Rimessi i breakers “dentro”, iniziammo la navigazione quando, dopo 20 minuti, l’Aiutante di Sanità mi chiamò per interfono:
“Capo! Quanto tempo ci vuole?”
“Una quarantina di minuti”
“Quaranta minuti? Guarda che questa non ce la fa!”
“Ma come non ce la fa? É da stamattina che cercano un posto in ospedale e non resiste altri quaranta minuti” – risposi.
“Capo. Qui la situazione sta precipitando. Ha rallentato il battito cardiaco e respira a fatica: ho appena detto alla figlia che noi stiamo facendo il possibile ma che ci hanno chiamato troppo tardi”.
“OK. Vado il più veloce possibile. Intanto contatto l’RSC per informarlo della situazione ed avere la conferma che tutti i coordinamenti per l’atterraggio in l’ospedale siano stati realizzati”.
“Albanè! Questa non ce le fa, non ce la fa!!…. Ma quanto ci vuole ancora?”
“Dai, falla resistere; mancano solo 15 minuti, dai, dai…”
“Capo. Mi dispiace. E’ morta. L’ho già detto alla figlia”
Ricordo quello come uno dei momenti più tristi della mia vita.
“Capo” – mi disse uno specialista – “Torniamo a Sora e vediamo se l’ambulanza è ancora là, così ci mettiamo d’accordo con l’autista…”
“Non se ne parla proprio”- lo interruppi.
“Proseguiamo la missione ma, non essendoci più l’urgenza, saliamo di quota, avvisiamo l’RSC e ci dirigiamo sull’aeroporto di Falconara”.

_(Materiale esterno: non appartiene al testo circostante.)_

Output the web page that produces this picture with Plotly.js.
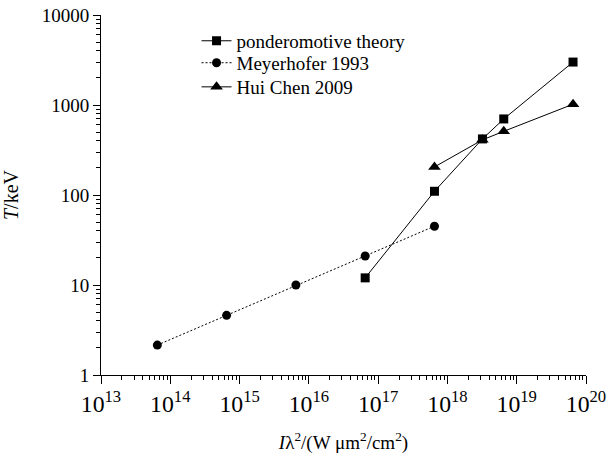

Macerata era comunque sulla rotta e, pertanto, decisi ugualmente di effettuare un sorvolo del luogo previsto dal task. Man mano che mi avvicinavo mi rendevo conto che le condizioni di visibilità degradavano costantemente tant’è che giunti sulle coordinate previste, la nebbia ricopriva il tutto e, anche se avessi voluto, sarebbe stato impossibile atterrare.
“Cosa avrei fatto se con la paziente ancora viva ma in fin di vita mi fossi accorto solo ora che il luogo di atterraggio era inutilizzabile? E se poi la paziente fosse morta dopo il fallito tentativo di atterraggio all’ospedale ma prima di quello su Falconara?”
Quando, giunti a Falconara, spensi i motori, il mio primo pensiero ed attenzione fù rivolto alla figlia della signora.
“Mi dispiace molto” – furono le uniche parole che riuscii a profferirle.
“Grazie. Capisco che voi avete fatto di tutto. Grazie”
Dopo circa un’ora, un carro funebre accompagnato da una lettera autorizzativa del magistrato, prelevava la salma e noi, qualche minuto dopo, eravamo già in volo di rientro per Ciampino.
Nessuno parlava.
Il cielo era stellato.
Ma quella sera nel cielo c’era una stella in più.